An assault on a Teachers Aide at a School for Special Purposes has led to the NSW Department of Education and Training being fined $160,000 for breaches of the Occupational Health & Safety Act. The unprecedented legal action firmly places inadequate staffing levels as an OHS hazard.

The NSW Industrial Relations Commission found the assault could have been prevented with adequate staffing levels.

"We are pleased with the result," says John Cahill, Public Service Association Acting General Secretary. "PSA members work in lots of dangerous places; gaols, juvenile detention centres; and even places like the RTA where public counters have the potential to be violent [places]."

"We will continue to insist that employers provide a safe working environment for everyone."

The PSA, who had prosecuted the Education Department, was awarded 70 percent of costs and 50 percent of the fine.

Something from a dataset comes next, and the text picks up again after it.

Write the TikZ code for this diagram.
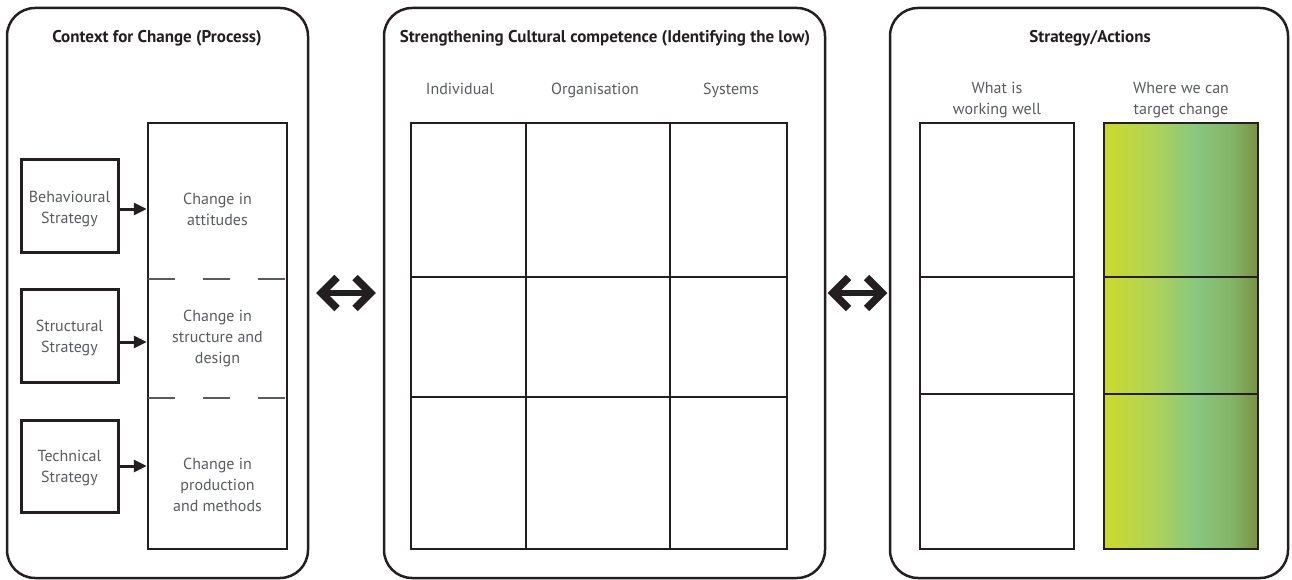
\documentclass[tikz,border=0pt]{standalone}
\usepackage{fontspec}
\setmainfont{PT Sans}
\usetikzlibrary{arrows.meta,calc}
\definecolor{txt}{HTML}{5A5B5D}
\definecolor{ink}{HTML}{231F20}
\pgfdeclarehorizontalshading{tgt}{100bp}{rgb(0bp)=(0.80,0.85,0.16); rgb(25bp)=(0.80,0.85,0.16); rgb(40bp)=(0.70,0.83,0.33); rgb(55bp)=(0.53,0.78,0.50); rgb(66bp)=(0.52,0.71,0.41); rgb(75bp)=(0.47,0.57,0.26); rgb(100bp)=(0.47,0.57,0.26)}
\begin{document}
\begin{tikzpicture}[x=1pt,y=-1pt,
  panel/.style={draw=ink,line width=2.5pt,rounded corners=28pt,inner sep=0pt,minimum height=570pt},
  title/.style={font=\bfseries\fontsize{17}{20}\selectfont,text=ink,anchor=base,inner sep=0pt},
  lbl/.style={font=\fontsize{16}{21}\selectfont,text=txt,align=center,inner sep=0pt},
  hdr/.style={font=\fontsize{16}{21}\selectfont,text=txt,anchor=base,inner sep=0pt},
  box/.style={draw=ink,line width=3pt,inner sep=0pt},
  cell/.style={draw=ink,line width=2.5pt,inner sep=0pt},
  arr/.style={draw=ink,line width=3pt,-{Triangle[length=13pt,width=12pt]}},
  sep/.style={draw=txt,line width=1.3pt,dash pattern=on 27pt off 28pt},
  shaft/.style={draw=ink,line width=6.5pt},
  chev/.style={draw=ink,line width=7.5pt,miter limit=10}
]
\useasboundingbox (0,0) rectangle (1292,580);

% panels
\node[panel,minimum width=301pt] (p1) at (157.5,293) {};
\node[panel,minimum width=441pt] (p2) at (604.5,293) {};
\node[panel,minimum width=398pt] (p3) at (1089,293) {};

% titles
\node[title] (t1) at (157,43) {Context for Change (Process)};
\node[title] (t2) at (605,43) {Strengthening Cultural competence (Identifying the low)};
\node[title] (t3) at (1090,43) {Strategy/Actions};

% panel 1
\node[box,minimum width=97pt,minimum height=92pt] (b1) at (69.5,206) {};
\node[box,minimum width=97pt,minimum height=93pt] (b2) at (69.5,335.5) {};
\node[box,minimum width=97pt,minimum height=92pt] (b3) at (69.5,466) {};
\node[box,line width=2.5pt,minimum width=139pt,minimum height=426pt] (big) at (217.5,336) {};
\coordinate (s1l) at (148,279); \coordinate (s1r) at (287,279);
\coordinate (s2l) at (148,398); \coordinate (s2r) at (287,398);
\draw[sep] (s1l) -- (s1r);
\draw[sep] (s2l) -- (s2r);

\node[lbl] (l1) at (69.5,209) {Behavioural\\Strategy};
\node[lbl] (l2) at (69.5,338) {Structural\\Strategy};
\node[lbl] (l3) at (69.5,468) {Technical\\Strategy};
\node[lbl] (c1) at (217.5,209) {Change in\\attitudes};
\node[lbl] (c2) at (217.5,338) {Change in\\structure and\\design};
\node[lbl] (c3) at (217.5,485) {Change in\\production\\and methods};

\draw[arr] ([yshift=-3pt]b1.east) -- ([yshift=-3pt]b1.east -| big.west);
\draw[arr] ([yshift=-6.5pt]b2.east) -- ([yshift=-6.5pt]b2.east -| big.west);
\draw[arr] (b3.east) -- (b3.east -| big.west);

% double arrows
\coordinate (d1) at ($(p1.east)!0.5!(p2.west)$);
\coordinate (d2) at ($(p2.east)!0.5!(p3.west)$);
\foreach \d in {d1,d2}{
  \draw[shaft] ($(\d)+(-24,0)$) -- ($(\d)+(24,0)$);
  \draw[chev] ($(\d)+(-9,-15.5)$) -- ($(\d)+(-24.5,0)$) -- ($(\d)+(-9,15.5)$);
  \draw[chev] ($(\d)+(9,-15.5)$) -- ($(\d)+(24.5,0)$) -- ($(\d)+(9,15.5)$);
}

% panel 2 headers
\node[hdr] (h1) at (460,95) {Individual};
\node[hdr] (h2) at (595,95) {Organisation};
\node[hdr] (h3) at (731,95) {Systems};

% panel 2 grid
\foreach \r/\ya/\yb in {1/123/277,2/277/397,3/397/549}{
  \foreach \c/\xa/\xb in {1/411/526,2/526/670,3/670/787}{
    \node[cell,minimum width={\xb-\xa},minimum height={\yb-\ya}] (g\r\c) at ({(\xa+\xb)/2},{(\ya+\yb)/2}) {};
  }
}

% panel 3
\node[lbl] (w1) at (997,100) {What is\\working well};
\node[lbl] (w2) at (1181,100) {Where we can\\target change};
\shade[shading=tgt] (1104,123) rectangle (1258,549);
\foreach \r/\ya/\yb in {1/123/277,2/277/394,3/394/549}{
  \node[cell,minimum width=154pt,minimum height={\yb-\ya}] (a\r) at (997,{(\ya+\yb)/2}) {};
  \node[cell,minimum width=154pt,minimum height={\yb-\ya}] (z\r) at (1181,{(\ya+\yb)/2}) {};
}
\end{tikzpicture}
\end{document}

The incident occurred at a special needs school when a teachers' aide was left alone in charge of a number of physically and intellectually disabled students, some of whom were known to be particularly violent. The aide had requested that a teacher be present to assist in the supervision of the children. Her request had not yet been met when a 15-year-old student attacked her. After further assaults she now suffers from post traumatic stress disorder and has not returned to work.

The PSA stressed that they apportioned no blame to the intellectually disabled student.

In handing down the sentence Justice Michael Walton of the NSW IRC said that the risk to safety posed by the inadequate staff levels "was not only reasonably foreseeable, but the risk of assault was 'known and avoidable'."

Justice Walton said the provision of a portable duress alarm, as an alternative to the fixed telephone in the classroom, was an "obvious and practical step" that the Department could have taken to minimise the risk of assault.

The case sets a precedent for more prosecutions by recognising inadequate staff numbers as a legitimate OHS hazard.